Unexpectedly Intriguing!
May 10, 2005

Steve Conover, aka The Skeptical Optimist, has been looking at how the U.S. Bureau of Economic Analysis goes about projecting the growth of the United States' Gross Domestic Product (GDP), and has found a better way to forecast growth in the U.S. economy.

Beyond the graphics included with the post, which rank among the best I've seen in the blogosphere, the Skeptical Optimist's approach to evaluating his new forecasting technique is top notch. After developing several variations of how previous GDP data may be used to forecast future GDP levels, Conover tests each approach against historical data, which allows him to evaluate the effectiveness of each approach, and makes it possible for him to compare it with the BEA's own track record going back to 1948.

The results? Conover's two quarter method for forecasting GDP level three quarters into the future beat the BEA's one quarter method 55% of the time over the entire period considered. Since the first quarter of 1993, Conover reports his method proved more successful at forecasting future GDP levels in 63% of the cases.

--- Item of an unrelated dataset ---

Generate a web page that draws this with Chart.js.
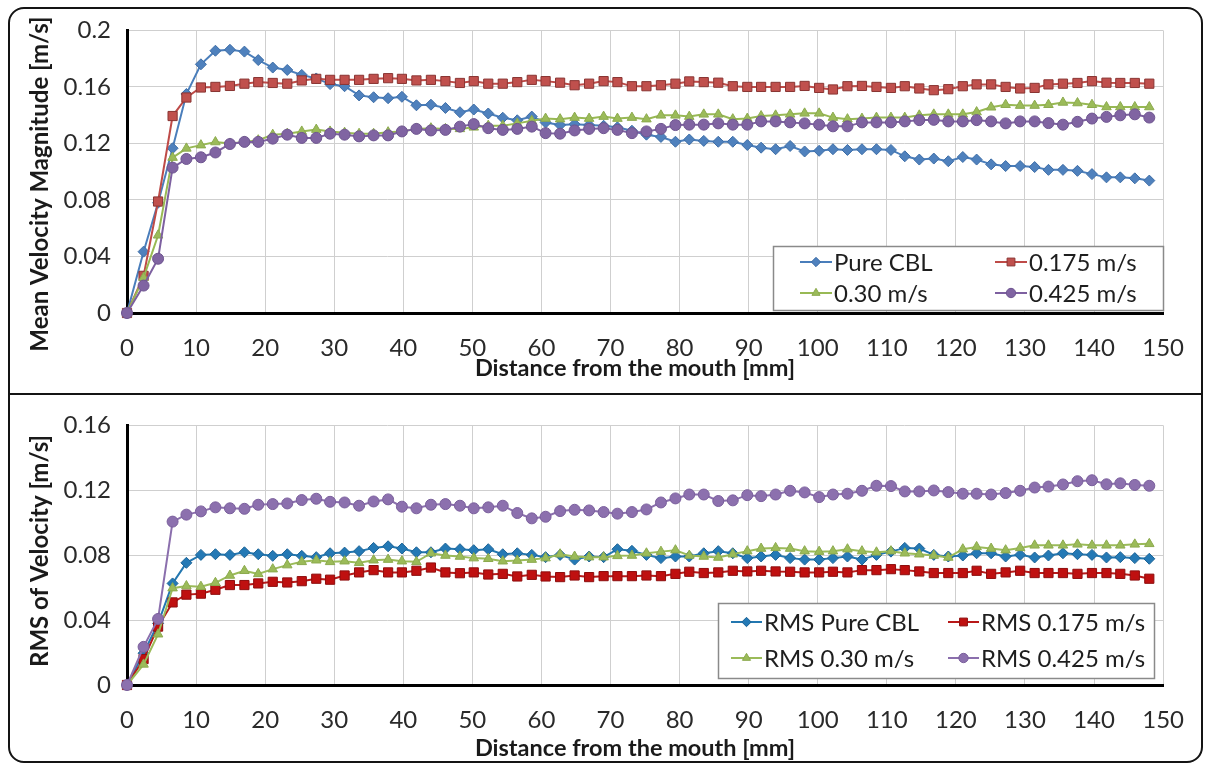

Those kind of results deserve a calculator. Enter the seasonalized annual GDP data for the three consecutive quarters of interest below, and click the "Calculate" button for results determined by the Skeptical Optimist's "Climbing Limo" method:

Gross Domestic Product (GDP) Data
Seasonalized Annual GDP Amount (\$USD Billions)
Most Recent Quarter
One Quarter Ago
Two Quarters Ago

GDP and Annualized Real GDP Growth Rate
Estimated Results (Three Quarters from Now) Values
GDP (\$USD Billions)
Annualized Real GDP Growth (%)

The default data for the tool is taken for the period from the third quarter of 2004 (2004Q3) through the first quarter of 2005 (2005Q1).